TASK:
Reproduce the data exactly and drop any pictures it holds.

SOURCE DATA:
— start —

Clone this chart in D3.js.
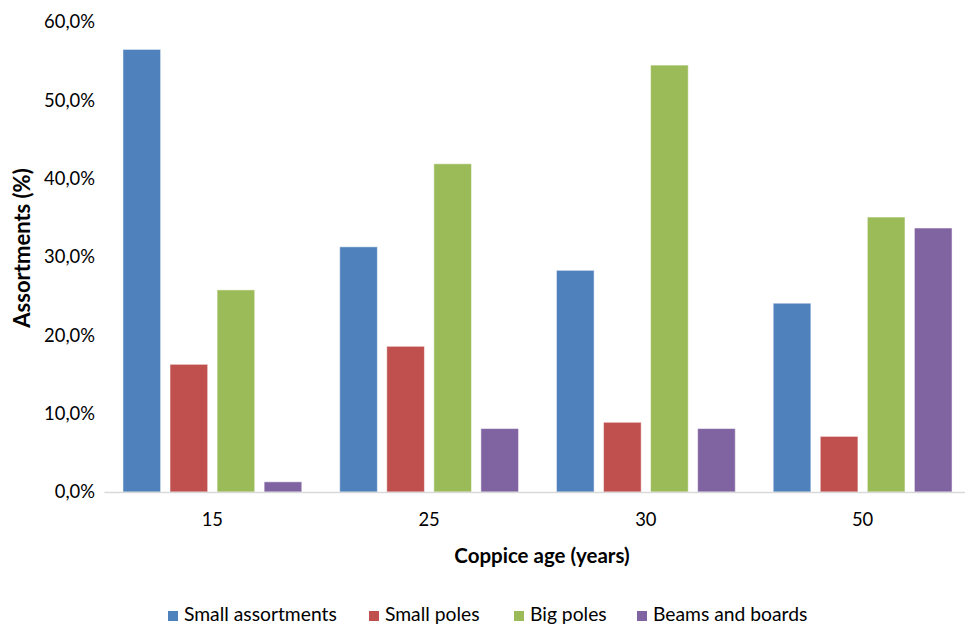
<!DOCTYPE html>
<html>
<head>
<meta charset="utf-8">
<script src="https://cdn.jsdelivr.net/npm/d3@7/dist/d3.min.js"></script>
<style>
  html, body { margin: 0; padding: 0; background: #fff; }
  svg { display: block; font-family: Lato, "Open Sans", sans-serif; }
</style>
</head>
<body>
<svg id="chart" width="965" height="624"></svg>
<script>
// Coppice age groups and assortment shares (%)
const categories = ["15", "25", "30", "50"];
const seriesNames = ["Small assortments", "Small poles", "Big poles", "Beams and boards"];
const smallAssortments = [56.5, 31.3, 28.3, 24.1];
const smallPoles = [16.3, 18.6, 8.9, 7.1];
const bigPoles = [25.8, 41.9, 54.5, 35.1];
const beamsAndBoards = [1.3, 8.1, 8.1, 33.7];
const yTicks = [0, 10, 20, 30, 40, 50, 60];
const colors = ["#4f81bd", "#c0504d", "#9bbb59", "#8064a2"];

const seriesValues = [smallAssortments, smallPoles, bigPoles, beamsAndBoards];

const svg = d3.select("#chart");
const margin = { left: 104, right: -6, top: 22, bottom: 132 };
const width = 965, height = 624;

const x0 = d3.scaleBand()
  .domain(categories)
  .range([margin.left, width - margin.right])
  .paddingInner(0.175)
  .paddingOuter(0.0875);

const x1 = d3.scaleBand()
  .domain(seriesNames)
  .range([0, x0.bandwidth()])
  .paddingInner(0.2);

const y = d3.scaleLinear()
  .domain([0, 60])
  .range([height - margin.bottom, margin.top]);

// Y axis labels (no line, no ticks)
const fmt = v => v.toFixed(1).replace(".", ",") + "%";
const yAxis = svg.append("g")
  .attr("transform", `translate(${margin.left - 9},0)`)
  .call(d3.axisLeft(y).tickValues(yTicks).tickFormat(fmt).tickSize(0).tickPadding(0));
yAxis.select(".domain").remove();
yAxis.selectAll("text")
  .attr("font-size", 18.4)
  .attr("fill", "#000")
  .attr("font-family", "Lato, sans-serif");

// Bars
const groups = svg.append("g")
  .selectAll("g")
  .data(categories)
  .join("g")
  .attr("transform", d => `translate(${x0(d)},0)`);

groups.selectAll("rect")
  .data((d, i) => seriesNames.map((s, j) => ({ s, j, v: seriesValues[j][i] })))
  .join("rect")
  .attr("x", d => x1(d.s))
  .attr("width", x1.bandwidth())
  .attr("y", d => y(d.v))
  .attr("height", d => y(0) - y(d.v))
  .attr("fill", d => colors[d.j])
  .attr("stroke", "#ffffff")
  .attr("stroke-opacity", 0.5)
  .attr("stroke-width", 1);

// X axis
const xAxis = svg.append("g")
  .attr("transform", `translate(0,${y(0)})`)
  .call(d3.axisBottom(x0).tickSize(0).tickPadding(21));
xAxis.select(".domain")
  .attr("stroke", "#d9d9d9")
  .attr("stroke-width", 1.5);
xAxis.selectAll("text")
  .attr("font-size", 18.4)
  .attr("fill", "#000")
  .attr("font-family", "Lato, sans-serif");

// Axis titles
svg.append("text")
  .attr("x", 542)
  .attr("y", 563)
  .attr("text-anchor", "middle")
  .attr("font-size", 20.5)
  .attr("font-weight", "bold")
  .text("Coppice age (years)");

svg.append("text")
  .attr("transform", `translate(30,248) rotate(-90)`)
  .attr("text-anchor", "middle")
  .attr("font-size", 22)
  .attr("font-weight", "bold")
  .text("Assortments (%)");

// Legend
const legendX = [168, 369, 514, 637];
const legend = svg.append("g")
  .selectAll("g")
  .data(seriesNames)
  .join("g")
  .attr("transform", (d, i) => `translate(${legendX[i]},616)`);
legend.append("rect")
  .attr("x", 0).attr("y", -5)
  .attr("width", 10).attr("height", 10)
  .attr("fill", (d, i) => colors[i]);
legend.append("text")
  .attr("x", 16)
  .attr("y", 5)
  .attr("font-size", 19.3)
  .text(d => d);
</script>
</body>
</html>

— end —

FULL OUTPUT:
Clone this chart in D3.js.
<!DOCTYPE html>
<html>
<head>
<meta charset="utf-8">
<script src="https://cdn.jsdelivr.net/npm/d3@7/dist/d3.min.js"></script>
<style>
  html, body { margin: 0; padding: 0; background: #fff; }
  svg { display: block; font-family: Lato, "Open Sans", sans-serif; }
</style>
</head>
<body>
<svg id="chart" width="965" height="624"></svg>
<script>
// Coppice age groups and assortment shares (%)
const categories = ["15", "25", "30", "50"];
const seriesNames = ["Small assortments", "Small poles", "Big poles", "Beams and boards"];
const smallAssortments = [56.5, 31.3, 28.3, 24.1];
const smallPoles = [16.3, 18.6, 8.9, 7.1];
const bigPoles = [25.8, 41.9, 54.5, 35.1];
const beamsAndBoards = [1.3, 8.1, 8.1, 33.7];
const yTicks = [0, 10, 20, 30, 40, 50, 60];
const colors = ["#4f81bd", "#c0504d", "#9bbb59", "#8064a2"];

const seriesValues = [smallAssortments, smallPoles, bigPoles, beamsAndBoards];

const svg = d3.select("#chart");
const margin = { left: 104, right: -6, top: 22, bottom: 132 };
const width = 965, height = 624;

const x0 = d3.scaleBand()
  .domain(categories)
  .range([margin.left, width - margin.right])
  .paddingInner(0.175)
  .paddingOuter(0.0875);

const x1 = d3.scaleBand()
  .domain(seriesNames)
  .range([0, x0.bandwidth()])
  .paddingInner(0.2);

const y = d3.scaleLinear()
  .domain([0, 60])
  .range([height - margin.bottom, margin.top]);

// Y axis labels (no line, no ticks)
const fmt = v => v.toFixed(1).replace(".", ",") + "%";
const yAxis = svg.append("g")
  .attr("transform", `translate(${margin.left - 9},0)`)
  .call(d3.axisLeft(y).tickValues(yTicks).tickFormat(fmt).tickSize(0).tickPadding(0));
yAxis.select(".domain").remove();
yAxis.selectAll("text")
  .attr("font-size", 18.4)
  .attr("fill", "#000")
  .attr("font-family", "Lato, sans-serif");

// Bars
const groups = svg.append("g")
  .selectAll("g")
  .data(categories)
  .join("g")
  .attr("transform", d => `translate(${x0(d)},0)`);

groups.selectAll("rect")
  .data((d, i) => seriesNames.map((s, j) => ({ s, j, v: seriesValues[j][i] })))
  .join("rect")
  .attr("x", d => x1(d.s))
  .attr("width", x1.bandwidth())
  .attr("y", d => y(d.v))
  .attr("height", d => y(0) - y(d.v))
  .attr("fill", d => colors[d.j])
  .attr("stroke", "#ffffff")
  .attr("stroke-opacity", 0.5)
  .attr("stroke-width", 1);

// X axis
const xAxis = svg.append("g")
  .attr("transform", `translate(0,${y(0)})`)
  .call(d3.axisBottom(x0).tickSize(0).tickPadding(21));
xAxis.select(".domain")
  .attr("stroke", "#d9d9d9")
  .attr("stroke-width", 1.5);
xAxis.selectAll("text")
  .attr("font-size", 18.4)
  .attr("fill", "#000")
  .attr("font-family", "Lato, sans-serif");

// Axis titles
svg.append("text")
  .attr("x", 542)
  .attr("y", 563)
  .attr("text-anchor", "middle")
  .attr("font-size", 20.5)
  .attr("font-weight", "bold")
  .text("Coppice age (years)");

svg.append("text")
  .attr("transform", `translate(30,248) rotate(-90)`)
  .attr("text-anchor", "middle")
  .attr("font-size", 22)
  .attr("font-weight", "bold")
  .text("Assortments (%)");

// Legend
const legendX = [168, 369, 514, 637];
const legend = svg.append("g")
  .selectAll("g")
  .data(seriesNames)
  .join("g")
  .attr("transform", (d, i) => `translate(${legendX[i]},616)`);
legend.append("rect")
  .attr("x", 0).attr("y", -5)
  .attr("width", 10).attr("height", 10)
  .attr("fill", (d, i) => colors[i]);
legend.append("text")
  .attr("x", 16)
  .attr("y", 5)
  .attr("font-size", 19.3)
  .text(d => d);
</script>
</body>
</html>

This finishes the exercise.